Friday, October 14, 2005

GOP Leads Charge Against Property Rights

Greenfield is the latest Indiana community to advance anti-smoking legislation that would extend into private business establishments. Per today's Indy Star report:
Smoking would be prohibited at virtually all Greenfield businesses under an ordinance that won initial approval Thursday from the City Council.

Despite the 5-2 vote, the ordinance is not a done deal. Council members will have a second chance to discuss, tweak and vote on the measure in the future.

Be sure to note that all seven of the Greenfield City Councilors are Republican. The vote would have been 4-3 had Libertarian Phil Miller been re-elected in 2003. As usual, they bought this as a health issue while ignoring the property rights angle. Business owners, of course, did not miss this assault on them.
But the operator of Zoobie's, a local restaurant and sports bar, disagreed. "It's my right as private enterprise to run my business in the best way I see fit," said Sam McClarnon, 46, a smoker and the restaurant's general manager.

Government regulation is the wrong device for attacking the problem of secondhand smoke or influencing businesses' practices, said Jennifer Bradshaw, a nonsmoker.

Instead, she advocated "voting with your pocketbook, voting with your feet."

Jennifer is a Libertarian, but the paper failed to mention political affiliation throughout the story. I'm not sure why the identifications were deemed unimportant.

Fortunately, there is time for those who advocate the right of business owners to set their own policy to get into action to persuade the Council to reverse itself. A pub crawl that visits Zoobie's and other Greenfield establishments would be an extremely effective way for Libertarians to show that we are on the side of business owners, the rights of property, and the right to choose, while the Republicans are on the side of trampling property rights and eliminating the right to choose.

Marion County's pub crawl got Indianapolis City-County Council Greg Bowes to show up in order to defend his position, and to allow bar owners to see that he had to acknowledge their participation- something he wouldn't have done without the pressure the crawl caused. Hamilton County's crawl was instrumental in helping defeat a food & beverage tax in Fishers, after the Libertarians got front page coverage in the Noblesville Daily Times.

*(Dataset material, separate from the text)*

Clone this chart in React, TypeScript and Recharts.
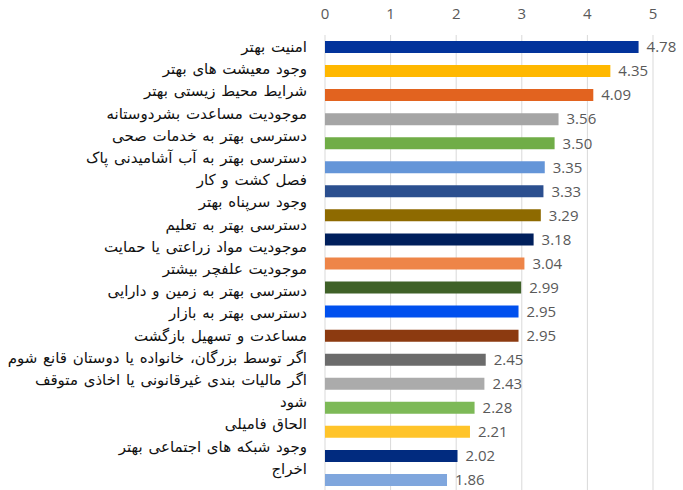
import React from "react";
import { BarChart, Bar, XAxis, YAxis, CartesianGrid, Cell, LabelList } from "recharts";

const categories: string[] = [
  "امنیت بهتر",
  "وجود معیشت های بهتر",
  "شرایط محیط زیستی بهتر",
  "موجودیت مساعدت بشردوستانه",
  "دسترسی بهتر به خدمات صحی",
  "دسترسی بهتر به آب آشامیدنی پاک",
  "فصل کشت و کار",
  "وجود سرپناه بهتر",
  "دسترسی بهتر به تعلیم",
  "موجودیت مواد زراعتی یا حمایت",
  "موجودیت علفچر بیشتر",
  "دسترسی بهتر به زمین و دارایی",
  "دسترسی بهتر به بازار",
  "مساعدت و تسهیل بازگشت",
  "اگر توسط بزرگان، خانواده یا دوستان قانع شوم",
  "اگر مالیات بندی غیرقانونی یا اخاذی متوقف\nشود",
  "الحاق فامیلی",
  "وجود شبکه های اجتماعی بهتر",
  "اخراج",
];

const values: number[] = [
  4.78, 4.35, 4.09, 3.56, 3.5, 3.35, 3.33, 3.29, 3.18, 3.04, 2.99, 2.95, 2.95, 2.45, 2.43, 2.28, 2.21, 2.02, 1.86,
];

const xTicks: number[] = [0, 1, 2, 3, 4, 5];

const barColors: string[] = [
  "#02339B", "#FFB800", "#E2631F", "#A5A5A5", "#70AD47", "#6495D8", "#2B4F8F", "#8E6A00", "#001F5C", "#EE8548",
  "#3F6128", "#0050EE", "#8C3A10", "#6B6B6B", "#ABABAB", "#7DB957", "#FFC42A", "#012B7F", "#7FA6DD",
];

const data = categories.map((c, i) => ({ name: c, value: values[i] }));

// number of text lines used by the labels before each category (labels flow as a text block)
const linesBefore: number[] = categories.map((_, i) =>
  categories.slice(0, i).reduce((s, c) => s + c.split("\n").length, 0)
);

const LINE_HEIGHT = 22.2;

const CategoryTick = (props: any) => {
  const { x, y, payload, index, height, visibleTicksCount } = props;
  const lines: string[] = String(payload.value).split("\n");
  const band = Number(height) / Number(visibleTicksCount || categories.length);
  const drift = linesBefore[index] * LINE_HEIGHT - index * band;
  return (
    <g>
      {lines.map((ln, i) => (
        <text
          key={i}
          x={x}
          y={y + drift + i * LINE_HEIGHT}
          dy={5}
          textAnchor="end"
          fill="#111"
          fontSize={15}
          wordSpacing={1}
          fontFamily="'DejaVu Sans', serif"
        >
          {ln}
        </text>
      ))}
    </g>
  );
};

export default function App() {
  return (
    <div style={{ position: "absolute", left: 0, top: 0, background: "#fff" }}>
      <BarChart
        width={683}
        height={492}
        data={data}
        layout="vertical"
        margin={{ top: 5, right: 30, bottom: 0, left: 0 }}
        barCategoryGap={0}
      >
        <CartesianGrid horizontal={false} vertical={true} stroke="#D9D9D9" />
        <XAxis
          type="number"
          orientation="top"
          domain={[0, 5]}
          ticks={xTicks}
          height={30}
          axisLine={false}
          tickLine={false}
          tickSize={0}
          tickMargin={16}
          tick={{ fill: "#595959", fontSize: 15, fontFamily: "'Open Sans', sans-serif" }}
        />
        <YAxis
          type="category"
          dataKey="name"
          width={325}
          axisLine={false}
          tickLine={false}
          tickSize={0}
          tickMargin={18}
          interval={0}
          tick={<CategoryTick />}
        />
        <Bar dataKey="value" barSize={12} isAnimationActive={false}>
          {data.map((d, i) => (
            <Cell key={i} fill={barColors[i]} />
          ))}
          <LabelList
            dataKey="value"
            position="right"
            offset={8}
            fill="#595959"
            fontSize={15}
            fontFamily="'Open Sans', sans-serif"
            formatter={(v: any) => Number(v).toFixed(2)}
          />
        </Bar>
      </BarChart>
    </div>
  );
}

If the Libertarian Party of Hancock County holds a pub crawl, I'll give my support and participate.

Side Note: As usual, the market responds quickly to new laws. A German brewer is developing a beer called NicoShot, which includes nicotine in the brew. That sounds disgusting to me, but I'm a beer snob who insists on beers that satisfy the Bavarian Purity Law of 1516. For others, this allows smokers to stay in the smoke-banned bar to drink the spiked beer to get their nic fit instead of running outside for a few quick puffs.

1 comment:

Anonymous said...

Bavarian Purity laws? Feh.....see if I offer you any of my wifes homebrew! Better than Barley Islands stuff!

On topic, tho...this is becoming a habit with Republicans. They are acting more and more like their leftist brethren Democrats. I do hope the voters can open their minds enough to vote these people out come election day and replace them with Libertarians who give a damn.